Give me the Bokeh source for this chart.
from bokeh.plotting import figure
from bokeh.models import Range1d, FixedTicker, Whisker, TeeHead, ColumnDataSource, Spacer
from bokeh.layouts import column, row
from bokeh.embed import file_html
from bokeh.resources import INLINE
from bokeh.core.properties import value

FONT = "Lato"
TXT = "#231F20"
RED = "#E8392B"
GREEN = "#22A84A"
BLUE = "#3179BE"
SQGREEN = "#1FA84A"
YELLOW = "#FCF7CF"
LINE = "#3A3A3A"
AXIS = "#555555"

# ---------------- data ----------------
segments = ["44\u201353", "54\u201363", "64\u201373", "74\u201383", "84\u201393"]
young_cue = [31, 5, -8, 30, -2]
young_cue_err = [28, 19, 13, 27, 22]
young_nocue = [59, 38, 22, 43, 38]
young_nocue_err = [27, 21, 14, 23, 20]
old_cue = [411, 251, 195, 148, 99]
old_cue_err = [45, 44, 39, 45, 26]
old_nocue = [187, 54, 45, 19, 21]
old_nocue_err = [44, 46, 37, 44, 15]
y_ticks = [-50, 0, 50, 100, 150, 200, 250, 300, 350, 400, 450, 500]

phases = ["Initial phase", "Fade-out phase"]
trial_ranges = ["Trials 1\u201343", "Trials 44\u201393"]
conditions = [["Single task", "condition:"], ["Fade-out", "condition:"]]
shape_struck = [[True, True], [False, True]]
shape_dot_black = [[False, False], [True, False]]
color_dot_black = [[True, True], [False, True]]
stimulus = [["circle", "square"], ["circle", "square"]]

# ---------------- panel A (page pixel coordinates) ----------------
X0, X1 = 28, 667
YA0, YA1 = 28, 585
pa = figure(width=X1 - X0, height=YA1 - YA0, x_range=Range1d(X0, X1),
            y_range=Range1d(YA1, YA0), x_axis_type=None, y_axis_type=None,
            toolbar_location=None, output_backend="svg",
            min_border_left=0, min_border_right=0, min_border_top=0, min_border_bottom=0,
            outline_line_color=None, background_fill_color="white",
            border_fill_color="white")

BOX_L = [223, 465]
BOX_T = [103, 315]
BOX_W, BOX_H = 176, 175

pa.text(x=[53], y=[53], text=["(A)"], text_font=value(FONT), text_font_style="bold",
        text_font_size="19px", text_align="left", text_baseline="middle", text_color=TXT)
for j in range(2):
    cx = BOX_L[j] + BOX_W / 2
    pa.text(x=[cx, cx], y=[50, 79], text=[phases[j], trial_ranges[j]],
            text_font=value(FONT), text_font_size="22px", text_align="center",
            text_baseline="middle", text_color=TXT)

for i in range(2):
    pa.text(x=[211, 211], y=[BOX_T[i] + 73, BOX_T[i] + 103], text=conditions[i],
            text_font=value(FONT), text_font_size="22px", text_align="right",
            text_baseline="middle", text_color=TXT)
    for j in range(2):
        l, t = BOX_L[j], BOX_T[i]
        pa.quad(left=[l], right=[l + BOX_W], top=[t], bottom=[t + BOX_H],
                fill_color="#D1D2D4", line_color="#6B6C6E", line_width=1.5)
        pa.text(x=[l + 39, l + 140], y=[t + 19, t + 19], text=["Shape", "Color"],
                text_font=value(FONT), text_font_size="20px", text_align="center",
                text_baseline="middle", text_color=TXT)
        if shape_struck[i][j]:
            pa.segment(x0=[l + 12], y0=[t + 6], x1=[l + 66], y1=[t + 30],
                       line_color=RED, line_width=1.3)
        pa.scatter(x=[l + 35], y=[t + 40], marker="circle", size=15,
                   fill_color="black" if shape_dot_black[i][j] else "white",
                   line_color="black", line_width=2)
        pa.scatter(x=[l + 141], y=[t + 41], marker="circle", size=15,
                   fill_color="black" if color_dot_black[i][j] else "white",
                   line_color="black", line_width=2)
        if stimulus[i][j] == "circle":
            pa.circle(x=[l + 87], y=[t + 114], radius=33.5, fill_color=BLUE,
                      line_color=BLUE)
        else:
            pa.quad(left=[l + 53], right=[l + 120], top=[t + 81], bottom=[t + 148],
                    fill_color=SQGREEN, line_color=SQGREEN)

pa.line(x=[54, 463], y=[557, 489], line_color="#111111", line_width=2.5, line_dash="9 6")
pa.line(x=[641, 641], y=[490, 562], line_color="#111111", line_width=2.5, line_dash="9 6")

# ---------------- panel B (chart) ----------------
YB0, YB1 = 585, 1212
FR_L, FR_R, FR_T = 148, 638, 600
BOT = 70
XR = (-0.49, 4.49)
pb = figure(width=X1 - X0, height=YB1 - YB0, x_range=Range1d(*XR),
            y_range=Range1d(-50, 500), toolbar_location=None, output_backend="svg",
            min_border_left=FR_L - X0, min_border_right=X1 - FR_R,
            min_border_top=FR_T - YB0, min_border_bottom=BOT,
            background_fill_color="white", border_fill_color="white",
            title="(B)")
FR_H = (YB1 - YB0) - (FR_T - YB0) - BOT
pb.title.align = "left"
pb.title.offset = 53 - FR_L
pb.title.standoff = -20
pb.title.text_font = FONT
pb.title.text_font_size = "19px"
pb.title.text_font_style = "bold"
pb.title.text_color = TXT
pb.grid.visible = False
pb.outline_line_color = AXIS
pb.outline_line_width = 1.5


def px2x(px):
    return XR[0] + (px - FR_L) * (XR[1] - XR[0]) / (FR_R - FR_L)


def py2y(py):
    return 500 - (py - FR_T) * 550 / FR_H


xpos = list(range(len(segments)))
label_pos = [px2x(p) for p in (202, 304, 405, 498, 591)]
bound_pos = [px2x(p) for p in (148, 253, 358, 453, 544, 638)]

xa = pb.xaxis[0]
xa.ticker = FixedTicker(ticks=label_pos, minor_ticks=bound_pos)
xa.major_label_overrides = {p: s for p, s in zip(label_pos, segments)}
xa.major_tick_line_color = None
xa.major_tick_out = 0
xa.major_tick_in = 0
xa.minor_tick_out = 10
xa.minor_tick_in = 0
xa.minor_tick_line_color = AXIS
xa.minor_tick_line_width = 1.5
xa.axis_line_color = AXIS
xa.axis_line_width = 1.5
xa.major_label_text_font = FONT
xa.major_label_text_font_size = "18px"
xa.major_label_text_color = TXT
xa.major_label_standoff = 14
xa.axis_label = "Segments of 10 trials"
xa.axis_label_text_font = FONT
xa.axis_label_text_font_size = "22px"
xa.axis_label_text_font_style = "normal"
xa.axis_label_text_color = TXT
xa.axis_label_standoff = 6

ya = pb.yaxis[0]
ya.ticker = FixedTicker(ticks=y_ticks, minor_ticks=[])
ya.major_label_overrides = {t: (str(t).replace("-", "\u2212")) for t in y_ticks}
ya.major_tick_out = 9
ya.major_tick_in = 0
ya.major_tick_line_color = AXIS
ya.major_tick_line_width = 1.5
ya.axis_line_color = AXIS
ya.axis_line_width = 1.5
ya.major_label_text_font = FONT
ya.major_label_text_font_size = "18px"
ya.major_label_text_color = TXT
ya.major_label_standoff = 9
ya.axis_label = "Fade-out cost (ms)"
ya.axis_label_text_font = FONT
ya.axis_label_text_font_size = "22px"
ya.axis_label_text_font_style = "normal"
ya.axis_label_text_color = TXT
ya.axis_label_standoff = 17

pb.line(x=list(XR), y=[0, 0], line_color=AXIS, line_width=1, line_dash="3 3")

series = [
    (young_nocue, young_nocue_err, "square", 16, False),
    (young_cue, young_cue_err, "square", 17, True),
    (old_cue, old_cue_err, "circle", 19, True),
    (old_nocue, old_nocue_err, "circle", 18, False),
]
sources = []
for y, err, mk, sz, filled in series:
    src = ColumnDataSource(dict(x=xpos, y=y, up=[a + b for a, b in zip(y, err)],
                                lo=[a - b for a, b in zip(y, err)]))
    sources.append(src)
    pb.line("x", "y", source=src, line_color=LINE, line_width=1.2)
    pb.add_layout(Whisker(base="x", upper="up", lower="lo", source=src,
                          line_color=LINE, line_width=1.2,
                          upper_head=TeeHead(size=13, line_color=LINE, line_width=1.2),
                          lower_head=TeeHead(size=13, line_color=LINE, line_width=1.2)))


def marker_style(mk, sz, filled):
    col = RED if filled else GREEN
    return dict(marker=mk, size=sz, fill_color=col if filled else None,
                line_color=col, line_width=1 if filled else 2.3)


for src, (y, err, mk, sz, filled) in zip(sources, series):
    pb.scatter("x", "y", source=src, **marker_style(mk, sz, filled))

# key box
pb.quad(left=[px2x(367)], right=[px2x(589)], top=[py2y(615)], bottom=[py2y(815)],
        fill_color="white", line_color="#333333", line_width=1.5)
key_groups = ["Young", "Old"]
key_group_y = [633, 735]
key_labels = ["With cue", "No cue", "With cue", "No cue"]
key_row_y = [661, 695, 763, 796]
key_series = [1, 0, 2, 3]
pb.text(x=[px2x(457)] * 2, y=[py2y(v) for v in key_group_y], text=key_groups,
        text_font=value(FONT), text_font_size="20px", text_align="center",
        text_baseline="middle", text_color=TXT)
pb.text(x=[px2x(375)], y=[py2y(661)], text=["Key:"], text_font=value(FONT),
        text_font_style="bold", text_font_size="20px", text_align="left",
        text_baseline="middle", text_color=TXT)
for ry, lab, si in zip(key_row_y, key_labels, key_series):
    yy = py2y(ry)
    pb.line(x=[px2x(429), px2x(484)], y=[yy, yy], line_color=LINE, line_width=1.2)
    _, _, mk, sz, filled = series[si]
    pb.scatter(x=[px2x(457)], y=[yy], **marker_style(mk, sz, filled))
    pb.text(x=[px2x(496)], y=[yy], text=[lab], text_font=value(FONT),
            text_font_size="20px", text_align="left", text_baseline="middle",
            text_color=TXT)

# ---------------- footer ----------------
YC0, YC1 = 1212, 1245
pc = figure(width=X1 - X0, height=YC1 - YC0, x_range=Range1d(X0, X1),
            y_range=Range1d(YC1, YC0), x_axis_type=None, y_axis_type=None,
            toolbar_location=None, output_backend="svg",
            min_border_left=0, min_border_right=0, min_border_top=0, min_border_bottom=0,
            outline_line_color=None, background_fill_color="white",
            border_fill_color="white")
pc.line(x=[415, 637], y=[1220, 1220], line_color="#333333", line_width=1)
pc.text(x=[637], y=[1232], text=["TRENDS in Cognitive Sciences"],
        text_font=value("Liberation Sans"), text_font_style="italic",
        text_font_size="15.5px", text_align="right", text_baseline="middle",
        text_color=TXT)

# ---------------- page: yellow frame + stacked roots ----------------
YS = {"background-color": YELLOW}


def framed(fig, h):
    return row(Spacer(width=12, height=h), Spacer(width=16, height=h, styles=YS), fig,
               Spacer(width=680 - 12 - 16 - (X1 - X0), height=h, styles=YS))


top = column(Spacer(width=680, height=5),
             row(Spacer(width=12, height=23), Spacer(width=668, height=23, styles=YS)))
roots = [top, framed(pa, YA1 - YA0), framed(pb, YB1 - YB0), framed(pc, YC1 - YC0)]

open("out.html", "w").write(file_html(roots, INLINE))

====================

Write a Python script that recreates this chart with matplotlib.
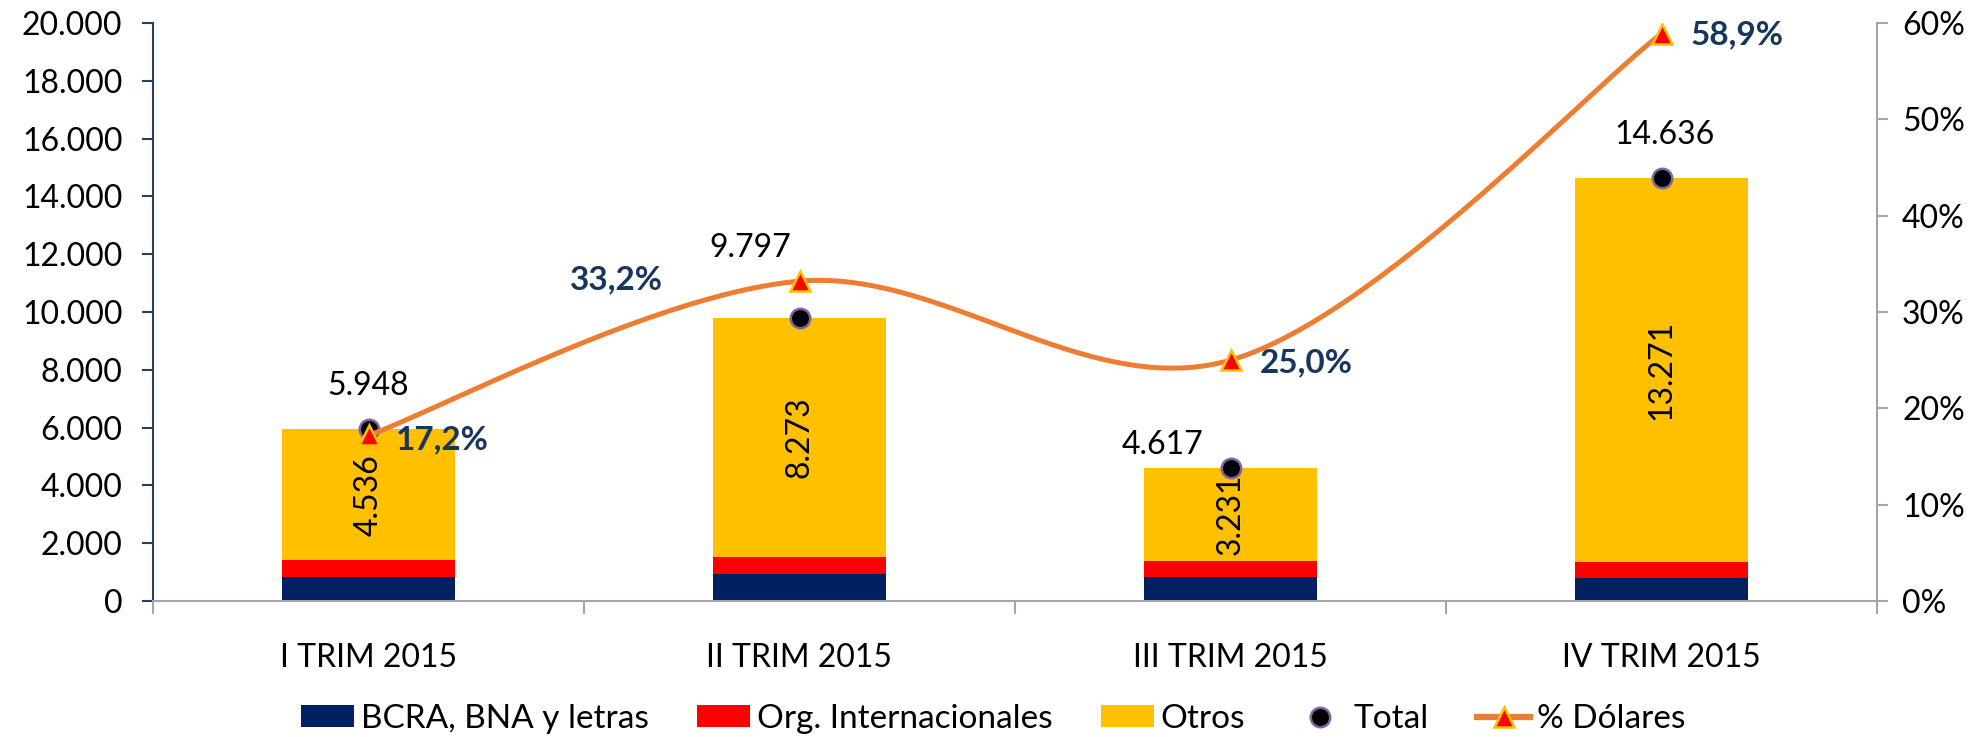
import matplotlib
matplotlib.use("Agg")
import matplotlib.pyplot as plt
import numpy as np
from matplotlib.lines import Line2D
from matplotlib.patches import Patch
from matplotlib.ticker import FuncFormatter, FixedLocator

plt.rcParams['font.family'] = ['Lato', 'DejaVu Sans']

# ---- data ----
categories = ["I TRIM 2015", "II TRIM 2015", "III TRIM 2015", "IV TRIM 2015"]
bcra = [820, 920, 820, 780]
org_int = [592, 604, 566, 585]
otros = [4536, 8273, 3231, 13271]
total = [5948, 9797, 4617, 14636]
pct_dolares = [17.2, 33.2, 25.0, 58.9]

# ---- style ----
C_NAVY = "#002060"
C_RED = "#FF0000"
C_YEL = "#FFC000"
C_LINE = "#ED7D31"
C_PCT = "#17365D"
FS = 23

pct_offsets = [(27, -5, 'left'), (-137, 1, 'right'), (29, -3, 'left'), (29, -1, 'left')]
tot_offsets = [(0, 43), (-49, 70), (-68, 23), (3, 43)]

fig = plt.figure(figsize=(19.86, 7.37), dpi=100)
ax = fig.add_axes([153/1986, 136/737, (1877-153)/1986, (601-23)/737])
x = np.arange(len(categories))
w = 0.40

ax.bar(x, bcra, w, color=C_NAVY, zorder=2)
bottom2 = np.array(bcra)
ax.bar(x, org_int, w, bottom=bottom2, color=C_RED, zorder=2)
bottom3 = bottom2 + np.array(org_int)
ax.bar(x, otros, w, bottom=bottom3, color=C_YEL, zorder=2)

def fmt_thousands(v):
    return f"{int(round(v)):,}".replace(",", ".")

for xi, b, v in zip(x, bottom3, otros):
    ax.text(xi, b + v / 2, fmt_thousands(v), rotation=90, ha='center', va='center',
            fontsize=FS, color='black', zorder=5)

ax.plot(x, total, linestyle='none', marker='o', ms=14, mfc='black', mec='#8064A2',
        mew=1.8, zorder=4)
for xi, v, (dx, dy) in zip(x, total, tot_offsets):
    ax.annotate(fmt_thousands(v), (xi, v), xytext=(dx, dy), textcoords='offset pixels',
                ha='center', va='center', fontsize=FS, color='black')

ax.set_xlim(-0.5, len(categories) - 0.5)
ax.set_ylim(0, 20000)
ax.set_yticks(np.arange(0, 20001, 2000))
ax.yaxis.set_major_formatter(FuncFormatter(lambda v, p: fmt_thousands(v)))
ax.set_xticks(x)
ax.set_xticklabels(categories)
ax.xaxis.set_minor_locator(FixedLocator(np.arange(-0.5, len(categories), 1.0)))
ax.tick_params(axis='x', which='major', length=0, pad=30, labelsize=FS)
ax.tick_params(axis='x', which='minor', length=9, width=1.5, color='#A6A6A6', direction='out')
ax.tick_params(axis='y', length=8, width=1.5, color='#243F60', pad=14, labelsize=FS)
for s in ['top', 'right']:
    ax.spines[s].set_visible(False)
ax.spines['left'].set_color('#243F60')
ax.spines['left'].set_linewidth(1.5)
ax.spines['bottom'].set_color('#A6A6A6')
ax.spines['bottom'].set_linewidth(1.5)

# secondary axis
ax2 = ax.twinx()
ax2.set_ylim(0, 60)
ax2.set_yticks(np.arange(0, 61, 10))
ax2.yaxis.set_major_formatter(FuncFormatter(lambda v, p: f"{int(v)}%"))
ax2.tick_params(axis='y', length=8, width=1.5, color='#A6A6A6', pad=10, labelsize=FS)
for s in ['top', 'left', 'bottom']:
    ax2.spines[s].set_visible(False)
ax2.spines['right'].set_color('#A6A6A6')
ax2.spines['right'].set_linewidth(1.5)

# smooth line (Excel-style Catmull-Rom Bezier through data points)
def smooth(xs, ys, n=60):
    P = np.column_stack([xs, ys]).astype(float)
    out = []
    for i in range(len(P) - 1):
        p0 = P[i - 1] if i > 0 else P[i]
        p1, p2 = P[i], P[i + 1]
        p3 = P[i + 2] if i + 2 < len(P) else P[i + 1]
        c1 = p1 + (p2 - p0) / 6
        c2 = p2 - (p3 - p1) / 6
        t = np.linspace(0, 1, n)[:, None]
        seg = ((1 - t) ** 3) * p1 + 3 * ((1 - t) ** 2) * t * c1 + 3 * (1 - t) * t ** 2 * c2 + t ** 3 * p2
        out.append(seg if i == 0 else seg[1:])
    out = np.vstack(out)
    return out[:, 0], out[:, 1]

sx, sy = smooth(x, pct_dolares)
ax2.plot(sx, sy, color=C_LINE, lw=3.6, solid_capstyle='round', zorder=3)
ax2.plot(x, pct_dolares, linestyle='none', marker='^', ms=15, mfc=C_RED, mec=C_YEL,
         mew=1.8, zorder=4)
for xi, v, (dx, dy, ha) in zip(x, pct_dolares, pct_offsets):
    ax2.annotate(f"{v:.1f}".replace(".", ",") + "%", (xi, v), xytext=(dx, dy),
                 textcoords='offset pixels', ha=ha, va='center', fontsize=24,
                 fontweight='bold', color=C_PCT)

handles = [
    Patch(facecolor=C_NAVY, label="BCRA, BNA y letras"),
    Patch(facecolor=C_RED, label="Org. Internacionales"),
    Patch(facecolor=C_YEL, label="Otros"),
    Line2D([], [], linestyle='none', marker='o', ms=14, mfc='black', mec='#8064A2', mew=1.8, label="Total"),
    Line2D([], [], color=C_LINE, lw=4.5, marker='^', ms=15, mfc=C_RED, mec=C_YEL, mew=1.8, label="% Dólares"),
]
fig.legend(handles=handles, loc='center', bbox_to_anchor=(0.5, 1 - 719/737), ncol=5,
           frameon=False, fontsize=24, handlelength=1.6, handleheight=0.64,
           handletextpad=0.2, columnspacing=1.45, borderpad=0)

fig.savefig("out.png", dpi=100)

====================

### [REQUEST]
What lines above run from the one with "Write a Python" to the one with "plt.rcParams['font.family'] = ['Lato', 'DejaVu"? Give them again exactly, ends included, and leave the pictures out.

### [COMPLETE RESPONSE]
Write a Python script that recreates this chart with matplotlib.
import matplotlib
matplotlib.use("Agg")
import matplotlib.pyplot as plt
import numpy as np
from matplotlib.lines import Line2D
from matplotlib.patches import Patch
from matplotlib.ticker import FuncFormatter, FixedLocator

plt.rcParams['font.family'] = ['Lato', 'DejaVu Sans']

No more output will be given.